Martha Tuttle was born in Santa Fe, New Mexico in 1989. She graduated from Bard College in 2011 and received her MFA from The Yale School of Art in 2015. She is currently in residence at the Sharpe-Walentas Studio Program in Brooklyn, NY and has held residencies at the UCross Foundation in Clearmont, WY, A-Z West in Joshua Tree, CA, the New Mexico School of Poetics in Ojo Caliente, NM, and Grin City Collective in Grinnell, Iowa. In 2014, Martha received a Josef Albers Foundation Traveling Fellowship as well as a Donald C. Gallup Research Fellowship from The Beinecke Rare Books and Manuscripts Library, Yale University. She currently lives and works in Brooklyn, NY. Recent solo and two-person exhibitions include; Cimarron, Martha Tuttle and Henry Chapman, Rhona Hoffman Gallery, Chicago, IL; I long and seek after, Tilton Gallery, New York, NY; Oracles, Luce Gallery, Turin, Italy; and Geukens & DeVil, Antwerp, Belgium.

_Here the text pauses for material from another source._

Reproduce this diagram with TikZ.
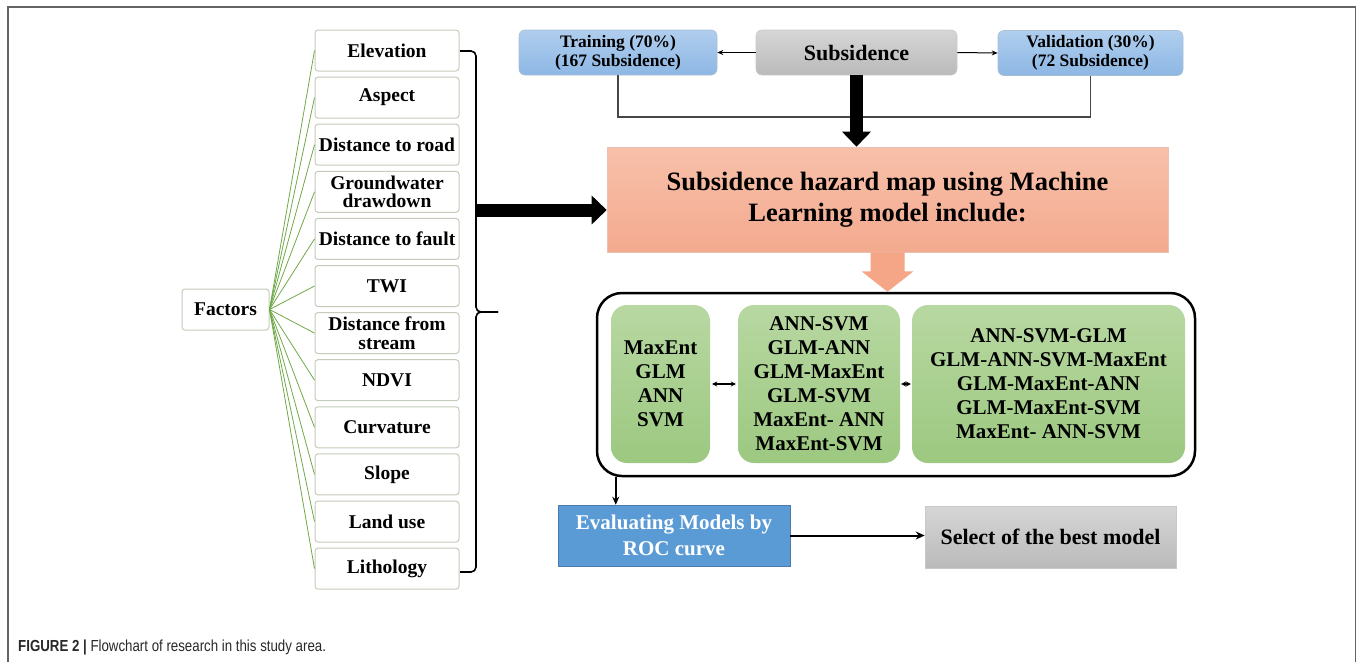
\documentclass[tikz,border=0pt]{standalone}
\usepackage{fontspec}
\setmainfont{Liberation Serif}
\newfontfamily\capfont[FakeStretch=0.83]{Liberation Sans}
\usetikzlibrary{arrows.meta,calc,positioning}

\definecolor{linkgreen}{RGB}{112,168,72}
\definecolor{boxedge}{RGB}{196,204,186}
\definecolor{framegray}{RGB}{100,100,100}
\definecolor{bluetop}{RGB}{176,206,238}
\definecolor{bluebot}{RGB}{141,183,228}
\definecolor{graytop}{RGB}{214,214,214}
\definecolor{graybot}{RGB}{186,186,186}
\definecolor{salmontop}{RGB}{248,192,170}
\definecolor{salmonbot}{RGB}{243,170,142}
\definecolor{arrowor}{RGB}{244,166,134}
\definecolor{greentop}{RGB}{184,216,162}
\definecolor{greenbot}{RGB}{156,200,128}
\definecolor{evalblue}{RGB}{91,155,213}
\definecolor{captext}{RGB}{40,40,40}

\tikzset{
  factor/.style={draw=boxedge, line width=1pt, rounded corners=3pt, fill=white,
    minimum width=144pt, minimum height=41pt, inner sep=0pt, align=center,
    font=\bfseries\fontsize{19.5}{18.5}\selectfont},
  topbox/.style={rounded corners=6pt, draw=bluebot!80!black!60, line width=0.6pt,
    top color=bluetop, bottom color=bluebot, minimum height=45pt, inner sep=0pt,
    align=center, font=\bfseries\fontsize{17.5}{19}\selectfont},
  graybox/.style={draw=graybot!80, line width=0.6pt, top color=graytop, bottom color=graybot,
    inner sep=0pt, align=center},
  modelbox/.style={rounded corners=16pt, top color=greentop, bottom color=greenbot,
    minimum height=158pt, inner sep=0pt, align=center,
    font=\bfseries\fontsize{21}{24}\selectfont},
  thinarrow/.style={line width=1pt, -{Stealth[length=6pt,width=5pt]}},
  fatarrow/.style={line width=13pt, -{Triangle[length=15pt,width=28pt]}},
  dblarrow/.style={line width=1.4pt, {Stealth[length=5pt,width=5pt]}-{Stealth[length=5pt,width=5pt]}},
}

\begin{document}
\begin{tikzpicture}[x=1pt,y=-1pt]
\useasboundingbox (0,0) rectangle (1357,662);
\draw[framegray, line width=1.5pt] (8,662) -- (8,7) -- (1355.5,7) -- (1355.5,662);

% factors
\node[factor, minimum width=87pt] (fac) at (225.5,309.5) {Factors};
\foreach \lbl [count=\i] in {Elevation, Aspect, Distance to road, {Groundwater\\drawdown},
    Distance to fault, TWI, {Distance from\\stream}, NDVI, Curvature, Slope, Land use, Lithology}{
  \node[factor] (f\i) at (387,{50.5+47.1*(\i-1)}) {\lbl};
  \draw[linkgreen, line width=0.8pt] (fac.east) -- (f\i.west);
}

% brace
\coordinate (brtip) at (498,312);
\draw[line width=1.6pt, rounded corners=5pt] (460,51) -- (476,51) -- (476,312) -- (brtip);
\draw[line width=1.6pt, rounded corners=5pt] (460,572) -- (476,572) -- (476,312) -- (brtip);
\coordinate (brl) at (475,210);

% subsidence split
\node[topbox, minimum width=198pt] (tr) at (618,52.5) {Training (70\%)\\(167 Subsidence)};
\node[graybox, rounded corners=6pt, minimum width=201pt, minimum height=45pt,
  font=\bfseries\fontsize{22}{24}\selectfont] (sub) at (856.5,52.5) {Subsidence};
\node[topbox, minimum width=185pt] (va) at (1090.5,53) {Validation (30\%)\\(72 Subsidence)};
\draw[thinarrow] (sub.west) -- (tr.east);
\draw[thinarrow] (sub.east) -- (va.west);
\coordinate (jn) at (857,117);
\draw[framegray!70!black, line width=1.3pt] (tr.south) |- (jn) -| (va.south);

% hazard map
\node[draw=salmonbot!90!black!60, line width=0.6pt, top color=salmontop, bottom color=salmonbot,
  minimum width=561pt, minimum height=105pt, inner sep=0pt, align=center,
  font=\bfseries\fontsize{26.5}{31}\selectfont] (hz) at (887.5,199.5)
  {Subsidence hazard map using Machine\\Learning model include:};
\draw[fatarrow] (sub.south) -- (sub.south |- hz.north);
\draw[fatarrow] (brl) -- (brl -| hz.west);

% models
\node[draw, line width=2.5pt, rounded corners=25pt, minimum width=598pt, minimum height=183pt] (frm) at (896,384.5) {};
\fill[arrowor] ($(hz.south)+(-17,0)$) -- ++(34,0) -- ++(0,19) -- ++(9,0)
  -- (hz.south |- frm.north) -- ($(hz.south)+(-26,19)$) -- ++(9,0) -- cycle;
\node[modelbox, minimum width=99pt] (g1) at (660.5,384) {MaxEnt\\GLM\\ANN\\SVM};
\node[modelbox, minimum width=162pt] (g2) at (819,384) {ANN-SVM\\GLM-ANN\\GLM-MaxEnt\\GLM-SVM\\MaxEnt- ANN\\MaxEnt-SVM};
\node[modelbox, minimum width=273pt] (g3) at (1048.5,384) {ANN-SVM-GLM\\GLM-ANN-SVM-MaxEnt\\GLM-MaxEnt-ANN\\GLM-MaxEnt-SVM\\MaxEnt- ANN-SVM};
\draw[dblarrow, shorten <=2pt, shorten >=2pt] (g1.east) -- (g2.west);
\draw[dblarrow, shorten <=1pt, shorten >=1pt] (g2.east) -- (g3.west);

% evaluation
\node[fill=evalblue, draw=evalblue!80!black, line width=0.6pt, minimum width=232pt, minimum height=61pt,
  inner sep=0pt, align=center, text=white, font=\bfseries\fontsize{21}{26}\selectfont] (ev) at (674,535.5)
  {Evaluating Models by\\ROC curve};
\node[graybox, minimum width=251pt, minimum height=62pt,
  font=\bfseries\fontsize{22}{24}\selectfont] (sel) at (1050.5,537) {Select of the best model};
\draw[line width=1.6pt, -{Stealth[length=8pt,width=7pt]}] ([xshift=20pt]frm.south west) -- ([xshift=20pt]frm.south west |- ev.north);
\draw[line width=2pt, -{Stealth[length=9pt,width=8pt]}] (ev.east) -- (ev.east -| sel.west);

% caption
\node[anchor=base west, inner sep=0pt, text=captext, font=\capfont\fontsize{16}{18}\selectfont] (cap) at (18,651)
  {\textbf{FIGURE 2} \textbf{|} Flowchart of research in this study area.};
\end{tikzpicture}
\end{document}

Lorna Williams was born in 1986 in New Orleans, Louisiana. She received her BFA from Maryland Institute College of Art in 2010. She studied at New Orleans Center for Creative Arts, School of Museum of Fine Arts, Boston and Tyler School of Art, Philadelphia. In 2009, she attended the Norfolk Program at Yale University. Her work has been exhibited at the Studio Museum Harlem, Harlem, NY; Montserrat College of Art, Beverly, MA; and University of Massachusetts, Amherst, MA. Williams’ work has been reviewed in The Wall Street Journal, Art in America, The New York Times, FLATT, Boston Magazine, Concierge Magazine, and The Boston Globe, among others. She was the recipient of numerous awards and recognitions including Presidential Scholars Program Semifinalist, ARTS Recognition Finalist, National Foundation for the Advancement in the Arts Finalist, Art and Change Grantee of the Leeway Foundation, Ellen Battell Stockel Fellowship Recipient. Her work is included in the collection of 21C Museum, The Pizzuti Collection and Wellington Management. Williams lives and works in New Orleans, Louisiana.